À côté de cette aristocratie terrienne toute-puissante, une masse d’hommes libres était installée sur les territoires reconquis : défricher les régions dévastées tour à tour par les Arabes et les chrétiens, réorganiser les villes et les défendre présentaient, en effet, des risques qu’il fallut compenser par des privilèges (du type des cartas pueblas, chartes pour le peuplement), dont le premier est la liberté. Dès le début de l’expansion chrétienne (fin du ixe s.), les rois asturiens établissent sur les plateaux inhospitaliers de León et de Castille des petits propriétaires libres venus des monts Cantabriques. Les rois encouragent également dans les régions reprises aux Arabes le développement de la vie urbaine : à ces villes nouvelles ou reconquises, ils concèdent des chartes de droits et privilèges (fueros). Dès le xiie s., le souverain s’assure de l’appui de ces municipes libres contre l’aristocratie, en échange d’une participation régulière au gouvernement. En Catalogne, par exemple, c’est pour mettre fin à l’indiscipline des féodaux que les représentants des villes seront invités à siéger aux Cortes (1218). Dès la seconde moitié du xiiie s., les Cortes avec leurs trois brazos (clergé, noblesse, peuple) deviennent dans tous les royaumes de la Péninsule un rouage habituel du gouvernement. L’Espagne est le seul pays au Moyen Âge à connaître de telles assemblées « démocratiques ». Ainsi, la Reconquista et le repeuplement qui s’ensuit permettent au peuple, dans les assemblées locales et dans les Cortes, d’acquérir très tôt une part active au gouvernement.

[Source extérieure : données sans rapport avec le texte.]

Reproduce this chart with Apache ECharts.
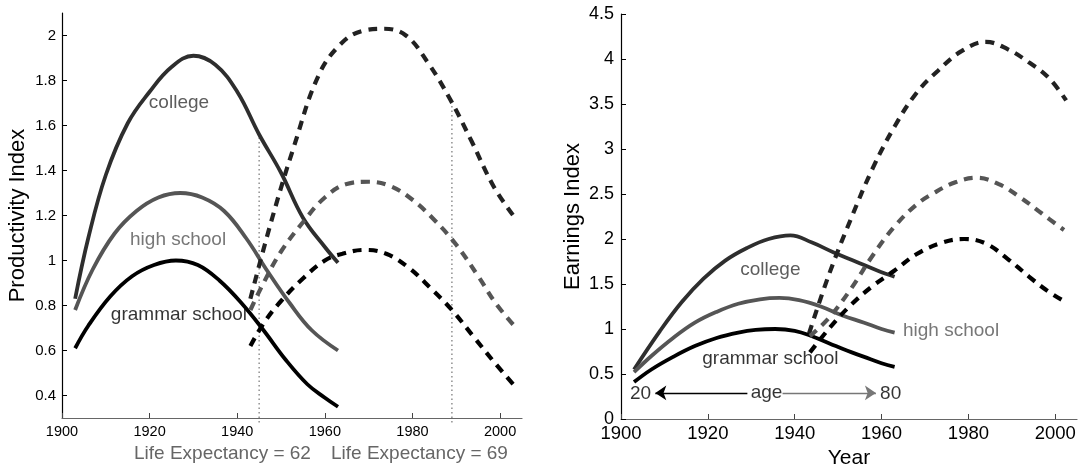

Dans l’Occident médiéval, la société de l’Espagne reconquérante est donc une société originale, une société qui, par le caractère religieux de la lutte contre l’islām, a été dirigée par le clergé. En aucun autre pays de la chrétienté celui-ci n’a joui d’un tel pouvoir spirituel et matériel. Et c’est cette minorité cléricale qui lancera l’Espagne, au cours des siècles de son histoire, à la poursuite de son idéal d’unification religieuse.